> Work to complete
Retype, please, the listing from its opening line through the line that contains "import plotly.graph_objects as go", both included, without the pictures.

> Raw data
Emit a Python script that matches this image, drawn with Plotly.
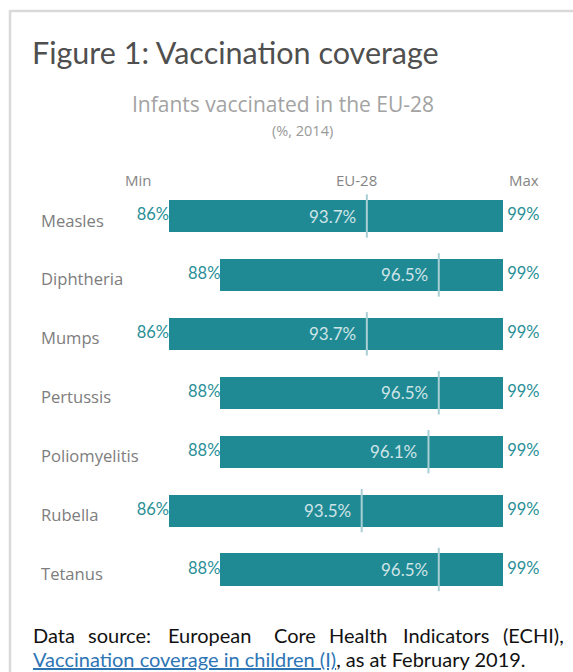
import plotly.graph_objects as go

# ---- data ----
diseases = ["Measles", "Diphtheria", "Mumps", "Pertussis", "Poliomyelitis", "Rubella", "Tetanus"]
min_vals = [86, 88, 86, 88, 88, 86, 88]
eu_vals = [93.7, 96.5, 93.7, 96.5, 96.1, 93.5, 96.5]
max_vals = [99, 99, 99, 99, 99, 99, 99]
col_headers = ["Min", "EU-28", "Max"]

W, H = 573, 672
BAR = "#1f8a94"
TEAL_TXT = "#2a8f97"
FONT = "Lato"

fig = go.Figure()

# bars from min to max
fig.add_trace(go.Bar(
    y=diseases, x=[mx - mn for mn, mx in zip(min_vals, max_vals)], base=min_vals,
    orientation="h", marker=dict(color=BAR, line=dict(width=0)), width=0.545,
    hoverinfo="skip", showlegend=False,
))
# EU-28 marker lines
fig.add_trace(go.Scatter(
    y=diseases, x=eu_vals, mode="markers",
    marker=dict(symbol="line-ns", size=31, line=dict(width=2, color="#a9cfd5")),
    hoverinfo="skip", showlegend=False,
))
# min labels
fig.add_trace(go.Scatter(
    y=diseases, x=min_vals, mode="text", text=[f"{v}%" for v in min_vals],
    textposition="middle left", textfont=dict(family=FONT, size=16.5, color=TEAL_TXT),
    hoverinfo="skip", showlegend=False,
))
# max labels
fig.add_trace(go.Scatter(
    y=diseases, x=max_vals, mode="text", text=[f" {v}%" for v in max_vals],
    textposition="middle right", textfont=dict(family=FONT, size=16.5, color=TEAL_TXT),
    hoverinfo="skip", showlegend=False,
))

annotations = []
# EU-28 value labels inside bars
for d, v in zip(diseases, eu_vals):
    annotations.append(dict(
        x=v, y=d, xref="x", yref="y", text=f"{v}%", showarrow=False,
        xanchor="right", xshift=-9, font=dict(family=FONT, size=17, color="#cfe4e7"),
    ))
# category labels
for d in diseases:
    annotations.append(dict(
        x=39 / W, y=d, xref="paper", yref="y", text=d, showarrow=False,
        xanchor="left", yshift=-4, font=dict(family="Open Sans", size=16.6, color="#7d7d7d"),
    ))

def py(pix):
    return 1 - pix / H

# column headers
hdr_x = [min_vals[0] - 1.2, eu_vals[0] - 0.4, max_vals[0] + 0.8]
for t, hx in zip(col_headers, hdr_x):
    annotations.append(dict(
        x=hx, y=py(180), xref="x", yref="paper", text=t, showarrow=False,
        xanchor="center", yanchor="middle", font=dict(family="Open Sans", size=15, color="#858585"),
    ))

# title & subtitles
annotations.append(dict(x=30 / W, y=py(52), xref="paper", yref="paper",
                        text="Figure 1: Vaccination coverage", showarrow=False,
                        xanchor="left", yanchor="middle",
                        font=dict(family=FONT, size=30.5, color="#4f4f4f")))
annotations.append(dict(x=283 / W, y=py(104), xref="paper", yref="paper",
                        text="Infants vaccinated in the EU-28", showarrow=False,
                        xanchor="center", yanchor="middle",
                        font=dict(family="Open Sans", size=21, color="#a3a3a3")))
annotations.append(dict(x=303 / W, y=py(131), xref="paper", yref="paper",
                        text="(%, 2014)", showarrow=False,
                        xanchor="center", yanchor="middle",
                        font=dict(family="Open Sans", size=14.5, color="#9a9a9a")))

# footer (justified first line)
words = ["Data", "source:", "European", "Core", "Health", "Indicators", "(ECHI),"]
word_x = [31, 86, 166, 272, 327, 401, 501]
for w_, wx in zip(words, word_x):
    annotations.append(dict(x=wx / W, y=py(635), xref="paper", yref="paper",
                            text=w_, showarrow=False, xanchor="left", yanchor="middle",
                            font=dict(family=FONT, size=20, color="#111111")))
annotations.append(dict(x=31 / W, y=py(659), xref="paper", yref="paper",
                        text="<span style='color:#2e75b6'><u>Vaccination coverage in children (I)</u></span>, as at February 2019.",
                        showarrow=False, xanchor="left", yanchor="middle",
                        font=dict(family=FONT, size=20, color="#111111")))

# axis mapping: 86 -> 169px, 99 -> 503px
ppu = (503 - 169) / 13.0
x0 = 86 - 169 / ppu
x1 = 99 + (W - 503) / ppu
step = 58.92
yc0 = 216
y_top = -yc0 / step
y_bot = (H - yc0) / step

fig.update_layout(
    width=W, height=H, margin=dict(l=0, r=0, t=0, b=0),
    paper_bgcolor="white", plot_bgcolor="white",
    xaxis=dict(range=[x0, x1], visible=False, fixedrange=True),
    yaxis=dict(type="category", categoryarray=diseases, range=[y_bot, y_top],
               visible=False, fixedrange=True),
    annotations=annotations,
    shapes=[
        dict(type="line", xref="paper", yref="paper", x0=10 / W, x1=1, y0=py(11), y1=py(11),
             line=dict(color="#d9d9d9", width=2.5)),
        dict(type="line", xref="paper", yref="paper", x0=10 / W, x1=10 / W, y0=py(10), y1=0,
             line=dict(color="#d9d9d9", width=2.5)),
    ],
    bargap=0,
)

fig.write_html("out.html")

> Response
Emit a Python script that matches this image, drawn with Plotly.
import plotly.graph_objects as go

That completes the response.